* _Data block_:
☆ ☆ ☆ ☆ ☆ ☆ ☆
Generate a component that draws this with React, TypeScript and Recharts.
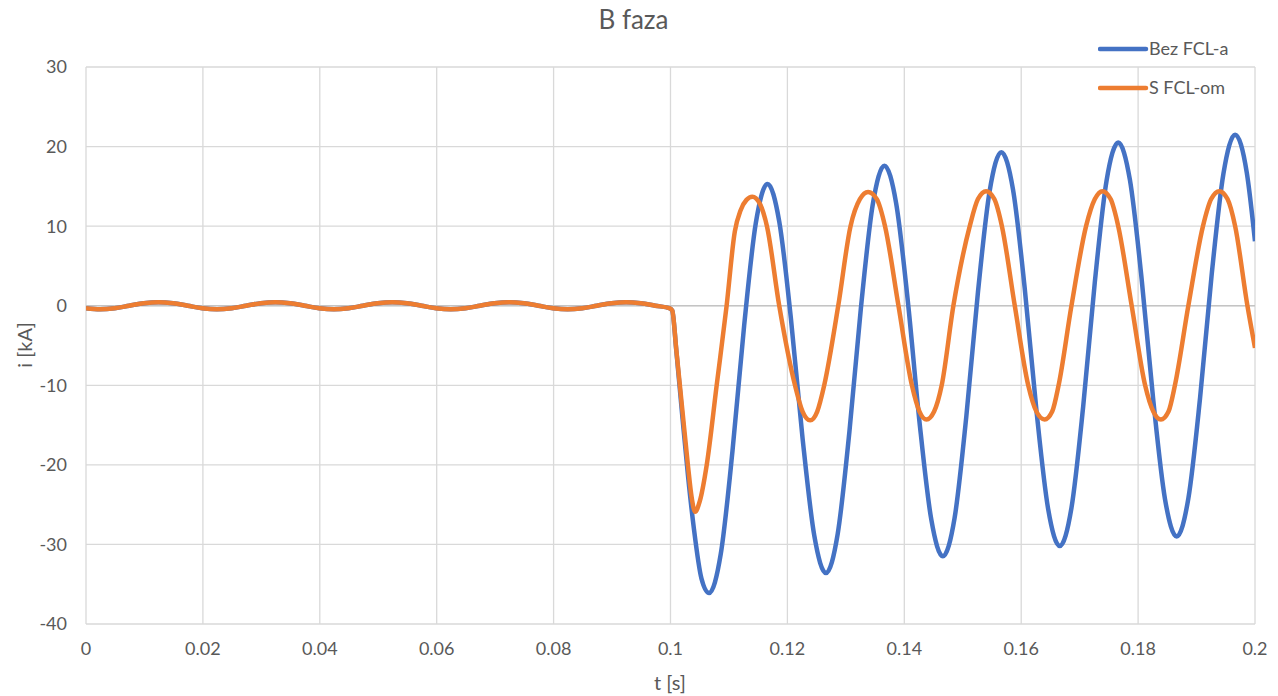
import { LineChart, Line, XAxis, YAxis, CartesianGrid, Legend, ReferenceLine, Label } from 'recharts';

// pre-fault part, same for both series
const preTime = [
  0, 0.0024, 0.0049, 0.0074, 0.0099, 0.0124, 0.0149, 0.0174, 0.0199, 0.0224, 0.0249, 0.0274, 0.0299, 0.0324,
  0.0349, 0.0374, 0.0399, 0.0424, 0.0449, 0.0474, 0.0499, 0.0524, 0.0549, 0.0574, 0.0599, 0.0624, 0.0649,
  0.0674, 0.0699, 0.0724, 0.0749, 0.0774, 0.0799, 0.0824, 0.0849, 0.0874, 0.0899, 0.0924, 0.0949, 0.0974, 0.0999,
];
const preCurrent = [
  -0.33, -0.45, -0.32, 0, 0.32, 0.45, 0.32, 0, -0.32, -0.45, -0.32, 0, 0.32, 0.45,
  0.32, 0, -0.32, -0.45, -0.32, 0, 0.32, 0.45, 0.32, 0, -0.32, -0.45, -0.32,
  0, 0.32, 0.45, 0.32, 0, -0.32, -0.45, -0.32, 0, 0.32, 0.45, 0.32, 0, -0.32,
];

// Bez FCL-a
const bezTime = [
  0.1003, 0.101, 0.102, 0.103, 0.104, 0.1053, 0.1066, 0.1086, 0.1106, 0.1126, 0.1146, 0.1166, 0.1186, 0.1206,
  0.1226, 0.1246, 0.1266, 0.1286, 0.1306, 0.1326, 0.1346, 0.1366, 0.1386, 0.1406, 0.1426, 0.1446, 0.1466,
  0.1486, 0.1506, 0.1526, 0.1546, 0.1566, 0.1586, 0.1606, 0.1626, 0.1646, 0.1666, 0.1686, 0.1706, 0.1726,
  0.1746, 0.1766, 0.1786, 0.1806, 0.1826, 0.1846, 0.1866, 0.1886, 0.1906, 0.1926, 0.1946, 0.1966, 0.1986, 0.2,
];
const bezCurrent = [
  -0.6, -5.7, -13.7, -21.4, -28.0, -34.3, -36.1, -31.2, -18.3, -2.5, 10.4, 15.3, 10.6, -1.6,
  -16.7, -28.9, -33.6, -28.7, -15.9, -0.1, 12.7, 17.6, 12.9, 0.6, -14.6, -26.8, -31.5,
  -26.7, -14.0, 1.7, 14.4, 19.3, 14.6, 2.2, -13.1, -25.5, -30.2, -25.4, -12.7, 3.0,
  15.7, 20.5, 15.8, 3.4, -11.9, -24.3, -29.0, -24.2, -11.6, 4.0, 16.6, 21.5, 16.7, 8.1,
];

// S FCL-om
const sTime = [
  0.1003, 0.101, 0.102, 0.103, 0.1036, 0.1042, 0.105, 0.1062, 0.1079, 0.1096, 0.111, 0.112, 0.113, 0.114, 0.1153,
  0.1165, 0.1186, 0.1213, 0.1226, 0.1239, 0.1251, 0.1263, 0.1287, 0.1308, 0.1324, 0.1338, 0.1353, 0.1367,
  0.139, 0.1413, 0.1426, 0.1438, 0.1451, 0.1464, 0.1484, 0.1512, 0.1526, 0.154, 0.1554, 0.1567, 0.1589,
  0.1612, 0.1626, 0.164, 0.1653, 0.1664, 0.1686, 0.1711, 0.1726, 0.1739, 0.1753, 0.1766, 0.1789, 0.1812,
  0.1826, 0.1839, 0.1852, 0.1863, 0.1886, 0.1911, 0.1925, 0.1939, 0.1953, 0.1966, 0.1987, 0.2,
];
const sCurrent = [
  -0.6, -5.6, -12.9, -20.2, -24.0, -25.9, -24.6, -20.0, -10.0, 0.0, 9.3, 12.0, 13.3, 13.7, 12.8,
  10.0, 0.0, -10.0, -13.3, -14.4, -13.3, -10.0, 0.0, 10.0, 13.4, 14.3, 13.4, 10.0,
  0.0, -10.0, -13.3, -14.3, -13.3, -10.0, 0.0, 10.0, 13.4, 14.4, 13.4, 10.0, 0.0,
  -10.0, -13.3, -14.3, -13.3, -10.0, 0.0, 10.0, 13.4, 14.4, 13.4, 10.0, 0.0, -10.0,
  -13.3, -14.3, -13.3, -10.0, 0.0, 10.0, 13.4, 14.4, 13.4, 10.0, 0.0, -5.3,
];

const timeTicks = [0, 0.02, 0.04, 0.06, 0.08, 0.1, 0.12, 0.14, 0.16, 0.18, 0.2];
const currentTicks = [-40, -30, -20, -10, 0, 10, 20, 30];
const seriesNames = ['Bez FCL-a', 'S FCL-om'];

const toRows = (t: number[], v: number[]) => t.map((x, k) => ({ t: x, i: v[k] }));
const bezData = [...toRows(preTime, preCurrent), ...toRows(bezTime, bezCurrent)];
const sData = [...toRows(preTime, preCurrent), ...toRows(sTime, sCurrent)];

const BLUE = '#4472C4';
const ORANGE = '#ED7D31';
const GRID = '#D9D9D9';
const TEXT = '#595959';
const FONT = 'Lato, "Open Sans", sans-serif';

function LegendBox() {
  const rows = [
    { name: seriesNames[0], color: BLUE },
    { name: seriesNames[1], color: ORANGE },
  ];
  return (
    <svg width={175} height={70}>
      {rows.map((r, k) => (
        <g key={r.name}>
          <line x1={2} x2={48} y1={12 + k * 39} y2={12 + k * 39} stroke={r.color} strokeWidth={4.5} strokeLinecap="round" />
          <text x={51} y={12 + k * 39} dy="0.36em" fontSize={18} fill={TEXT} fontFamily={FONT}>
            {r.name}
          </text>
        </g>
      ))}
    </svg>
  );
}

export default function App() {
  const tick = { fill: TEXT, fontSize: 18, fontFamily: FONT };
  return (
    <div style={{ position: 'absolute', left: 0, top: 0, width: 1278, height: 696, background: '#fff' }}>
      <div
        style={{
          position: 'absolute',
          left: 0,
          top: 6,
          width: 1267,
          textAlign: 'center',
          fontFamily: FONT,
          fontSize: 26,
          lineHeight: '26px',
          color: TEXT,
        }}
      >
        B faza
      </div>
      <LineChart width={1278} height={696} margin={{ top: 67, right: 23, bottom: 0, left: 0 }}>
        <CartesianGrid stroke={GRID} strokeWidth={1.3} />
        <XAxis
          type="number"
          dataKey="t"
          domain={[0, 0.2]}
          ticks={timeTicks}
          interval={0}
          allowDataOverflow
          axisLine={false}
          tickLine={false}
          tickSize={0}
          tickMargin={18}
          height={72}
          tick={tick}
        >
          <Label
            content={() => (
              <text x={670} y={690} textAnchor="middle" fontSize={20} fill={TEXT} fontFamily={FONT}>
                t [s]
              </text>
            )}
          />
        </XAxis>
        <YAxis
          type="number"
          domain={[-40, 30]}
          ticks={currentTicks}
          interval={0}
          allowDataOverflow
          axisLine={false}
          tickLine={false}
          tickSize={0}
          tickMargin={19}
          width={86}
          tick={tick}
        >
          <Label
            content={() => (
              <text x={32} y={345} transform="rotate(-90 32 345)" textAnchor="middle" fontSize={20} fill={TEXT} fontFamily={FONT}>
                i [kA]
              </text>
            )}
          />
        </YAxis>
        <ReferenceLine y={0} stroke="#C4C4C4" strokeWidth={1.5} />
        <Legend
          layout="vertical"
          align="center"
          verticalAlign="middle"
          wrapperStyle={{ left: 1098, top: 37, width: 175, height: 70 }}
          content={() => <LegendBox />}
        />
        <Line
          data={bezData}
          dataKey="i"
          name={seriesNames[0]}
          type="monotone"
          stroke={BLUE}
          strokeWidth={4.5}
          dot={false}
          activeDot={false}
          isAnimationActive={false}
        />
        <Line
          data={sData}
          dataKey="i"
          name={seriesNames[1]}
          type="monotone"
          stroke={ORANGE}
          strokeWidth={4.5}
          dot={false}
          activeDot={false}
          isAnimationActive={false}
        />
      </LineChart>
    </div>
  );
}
☆ ☆ ☆ ☆ ☆ ☆ ☆
* _Exercise prompt_: Go from the first line of the listing to the line holding "Legend, ReferenceLine, Label" and, please, transcribe those lines exactly, both included, with no pictures.

* _Worked solution_:
Generate a component that draws this with React, TypeScript and Recharts.
import { LineChart, Line, XAxis, YAxis, CartesianGrid, Legend, ReferenceLine, Label } from 'recharts';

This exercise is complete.